1.1. Terminologi dan Spektrum Fabrikasi
Untuk memahami kedalaman ‘mengada-ada’, kita harus menempatkannya pada sebuah spektrum. Di ujung positif terdapat Invensi Kreatif—penciptaan alat, seni, atau teori yang memperluas pemahaman kita tentang alam semesta. Ini adalah fabrikasi yang bertujuan konstruktif. Di ujung negatif terdapat Konfabulasi Destruktif—kebohongan patologis, narasi palsu, atau mitos yang diciptakan untuk tujuan dominasi atau penipuan. Keduanya berasal dari sumber daya mental yang sama: kemampuan untuk menyusun hubungan yang tidak nyata, tetapi niat dan dampaknya sangat berbeda.
Perbedaan antara fiksi (yang disepakati sebagai tidak nyata) dan kebohongan (yang diklaim sebagai nyata) seringkali menjadi penentu etis.
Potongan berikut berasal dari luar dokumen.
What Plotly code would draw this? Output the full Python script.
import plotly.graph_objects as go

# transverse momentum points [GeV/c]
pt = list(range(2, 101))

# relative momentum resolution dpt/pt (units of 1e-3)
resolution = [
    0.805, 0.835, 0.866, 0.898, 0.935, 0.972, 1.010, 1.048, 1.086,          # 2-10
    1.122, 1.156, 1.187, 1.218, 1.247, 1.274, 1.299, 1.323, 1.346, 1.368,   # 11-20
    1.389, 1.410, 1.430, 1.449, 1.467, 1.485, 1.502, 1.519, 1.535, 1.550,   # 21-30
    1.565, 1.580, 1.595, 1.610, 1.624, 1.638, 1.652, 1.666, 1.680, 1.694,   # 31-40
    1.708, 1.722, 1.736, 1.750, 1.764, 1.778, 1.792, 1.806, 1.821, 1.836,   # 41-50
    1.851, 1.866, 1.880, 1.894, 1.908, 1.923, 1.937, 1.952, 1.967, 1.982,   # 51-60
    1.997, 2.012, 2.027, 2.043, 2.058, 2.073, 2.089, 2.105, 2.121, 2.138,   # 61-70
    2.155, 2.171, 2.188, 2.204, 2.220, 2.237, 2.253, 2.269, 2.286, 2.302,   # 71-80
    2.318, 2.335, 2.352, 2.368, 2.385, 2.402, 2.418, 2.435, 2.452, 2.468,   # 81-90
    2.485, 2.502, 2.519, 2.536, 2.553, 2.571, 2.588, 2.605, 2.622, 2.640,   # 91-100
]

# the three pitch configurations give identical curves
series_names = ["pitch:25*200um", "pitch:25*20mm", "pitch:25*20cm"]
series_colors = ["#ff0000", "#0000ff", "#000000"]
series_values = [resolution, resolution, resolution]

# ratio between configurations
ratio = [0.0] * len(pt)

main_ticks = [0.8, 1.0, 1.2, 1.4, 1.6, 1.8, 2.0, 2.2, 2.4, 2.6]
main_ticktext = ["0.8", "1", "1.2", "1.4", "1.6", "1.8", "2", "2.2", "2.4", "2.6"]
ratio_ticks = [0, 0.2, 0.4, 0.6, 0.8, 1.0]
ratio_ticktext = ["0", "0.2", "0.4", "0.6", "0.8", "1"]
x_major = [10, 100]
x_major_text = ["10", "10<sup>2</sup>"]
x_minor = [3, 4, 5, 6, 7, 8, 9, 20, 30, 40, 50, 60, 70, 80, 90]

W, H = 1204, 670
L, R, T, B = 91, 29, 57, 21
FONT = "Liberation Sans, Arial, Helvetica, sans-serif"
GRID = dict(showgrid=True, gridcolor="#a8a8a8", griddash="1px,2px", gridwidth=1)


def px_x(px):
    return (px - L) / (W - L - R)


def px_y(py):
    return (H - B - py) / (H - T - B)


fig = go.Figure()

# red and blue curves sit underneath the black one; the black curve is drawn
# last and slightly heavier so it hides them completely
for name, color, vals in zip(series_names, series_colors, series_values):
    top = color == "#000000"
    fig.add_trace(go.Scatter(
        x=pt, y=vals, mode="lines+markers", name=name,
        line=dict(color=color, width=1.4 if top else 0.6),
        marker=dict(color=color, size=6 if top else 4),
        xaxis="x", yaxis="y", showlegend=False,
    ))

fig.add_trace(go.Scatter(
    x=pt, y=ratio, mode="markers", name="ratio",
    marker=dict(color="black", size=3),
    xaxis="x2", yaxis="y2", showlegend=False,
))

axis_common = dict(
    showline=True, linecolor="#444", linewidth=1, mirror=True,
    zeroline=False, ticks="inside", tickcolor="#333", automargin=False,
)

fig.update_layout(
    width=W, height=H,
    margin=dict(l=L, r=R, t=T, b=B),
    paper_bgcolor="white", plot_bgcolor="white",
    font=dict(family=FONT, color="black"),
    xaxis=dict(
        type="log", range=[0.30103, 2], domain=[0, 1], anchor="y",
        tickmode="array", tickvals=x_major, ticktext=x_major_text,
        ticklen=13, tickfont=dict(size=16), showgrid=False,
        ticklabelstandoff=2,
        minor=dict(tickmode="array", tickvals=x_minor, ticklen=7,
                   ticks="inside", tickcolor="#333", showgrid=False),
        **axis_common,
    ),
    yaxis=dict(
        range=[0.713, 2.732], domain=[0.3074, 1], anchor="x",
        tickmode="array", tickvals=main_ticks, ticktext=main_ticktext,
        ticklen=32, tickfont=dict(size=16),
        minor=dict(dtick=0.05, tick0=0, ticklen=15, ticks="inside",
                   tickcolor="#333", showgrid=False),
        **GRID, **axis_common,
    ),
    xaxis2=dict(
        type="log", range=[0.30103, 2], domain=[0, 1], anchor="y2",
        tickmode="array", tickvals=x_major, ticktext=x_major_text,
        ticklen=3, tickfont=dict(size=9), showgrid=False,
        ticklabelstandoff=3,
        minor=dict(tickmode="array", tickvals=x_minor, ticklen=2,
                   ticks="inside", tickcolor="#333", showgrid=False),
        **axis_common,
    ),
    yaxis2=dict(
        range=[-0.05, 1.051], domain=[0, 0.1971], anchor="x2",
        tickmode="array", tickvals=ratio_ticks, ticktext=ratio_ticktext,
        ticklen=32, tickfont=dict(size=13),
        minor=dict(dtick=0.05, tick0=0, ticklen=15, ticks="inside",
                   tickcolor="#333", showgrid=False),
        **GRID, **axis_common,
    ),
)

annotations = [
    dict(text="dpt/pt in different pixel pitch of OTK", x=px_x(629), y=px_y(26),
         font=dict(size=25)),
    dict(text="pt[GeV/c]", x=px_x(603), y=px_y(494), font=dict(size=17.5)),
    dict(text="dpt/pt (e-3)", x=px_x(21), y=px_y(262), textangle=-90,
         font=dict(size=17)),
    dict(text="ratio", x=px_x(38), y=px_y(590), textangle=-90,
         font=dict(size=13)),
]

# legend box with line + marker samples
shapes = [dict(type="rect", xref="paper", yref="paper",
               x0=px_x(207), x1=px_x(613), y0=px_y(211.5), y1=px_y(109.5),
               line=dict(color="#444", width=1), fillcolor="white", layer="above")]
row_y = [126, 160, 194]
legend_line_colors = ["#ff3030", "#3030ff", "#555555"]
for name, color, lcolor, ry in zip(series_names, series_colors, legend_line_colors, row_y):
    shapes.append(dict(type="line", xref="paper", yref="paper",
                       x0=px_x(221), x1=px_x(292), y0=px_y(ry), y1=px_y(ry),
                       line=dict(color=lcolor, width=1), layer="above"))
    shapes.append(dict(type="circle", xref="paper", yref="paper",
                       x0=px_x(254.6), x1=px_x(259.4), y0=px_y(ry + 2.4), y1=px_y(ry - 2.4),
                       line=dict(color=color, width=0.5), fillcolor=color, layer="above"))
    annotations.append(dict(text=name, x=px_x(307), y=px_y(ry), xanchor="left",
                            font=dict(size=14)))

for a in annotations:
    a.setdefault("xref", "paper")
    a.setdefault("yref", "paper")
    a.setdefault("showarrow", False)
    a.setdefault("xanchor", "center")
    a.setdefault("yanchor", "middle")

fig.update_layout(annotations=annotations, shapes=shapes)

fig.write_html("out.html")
Ketika seorang novelis 'mengada-ada' sebuah dunia, pembaca berpartisipasi dalam kesepakatan bahwa itu adalah fabrikasi yang ditujukan untuk hiburan atau refleksi. Ketika seorang politisi 'mengada-ada' sebuah fakta, kesepakatan tersebut dilanggar, menghasilkan konsekuensi nyata terhadap persepsi dan tindakan masyarakat. Oleh karena itu, studi tentang mengada-ada adalah studi tentang tanggung jawab kognitif—seberapa jauh kita diizinkan untuk mengubah peta demi kenyamanan, dan kapan peta tersebut mulai merusak wilayah aslinya.
II. Filsafat Ketiadaan dan Penciptaan Eksistensi Non-Fisik
Dalam ranah filsafat, pertanyaan tentang bagaimana sesuatu yang tidak ada bisa menjadi ada adalah inti dari metafisika. Ketika kita mengada-ada, kita secara fundamental menantang prinsip non-kontradiksi, setidaknya di dalam ruang mental kita. Kita menciptakan entitas non-fisik yang kemudian memiliki kekuatan kausal di dunia fisik.
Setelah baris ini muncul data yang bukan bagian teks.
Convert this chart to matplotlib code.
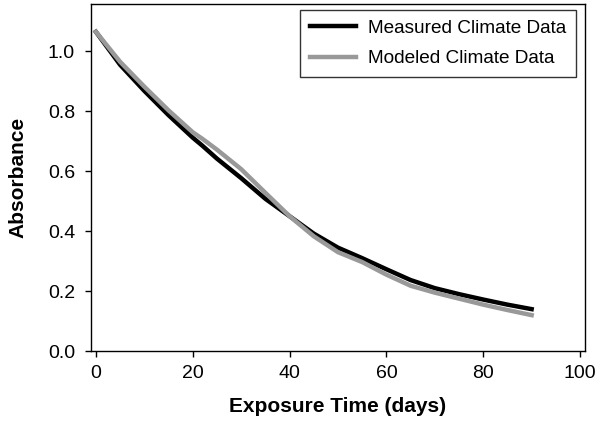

2.1. Dari Kosong ke Bentuk: Perspektif Metafisika
Filsafat Timur dan Barat telah lama bergulat dengan konsep Nihil (Ketiadaan). Bagaimana mungkin ide tentang "Mengada-ada" dapat eksis jika realitas secara ketat hanya terdiri dari yang empiris? Para idealis berpendapat bahwa yang "diada-adakan" di ranah pikiran (dunia Noumenal Kantian) sama nyatanya, atau bahkan lebih fundamental, daripada dunia yang kita rasakan (dunia Fenomenal). Ketika seseorang mengada-ada tentang sebuah pesawat terbang yang belum pernah dibuat, cetak biru mental itu adalah bentuk eksistensi awal yang mutlak diperlukan sebelum pesawat itu dapat dibentuk dari baja dan aluminium.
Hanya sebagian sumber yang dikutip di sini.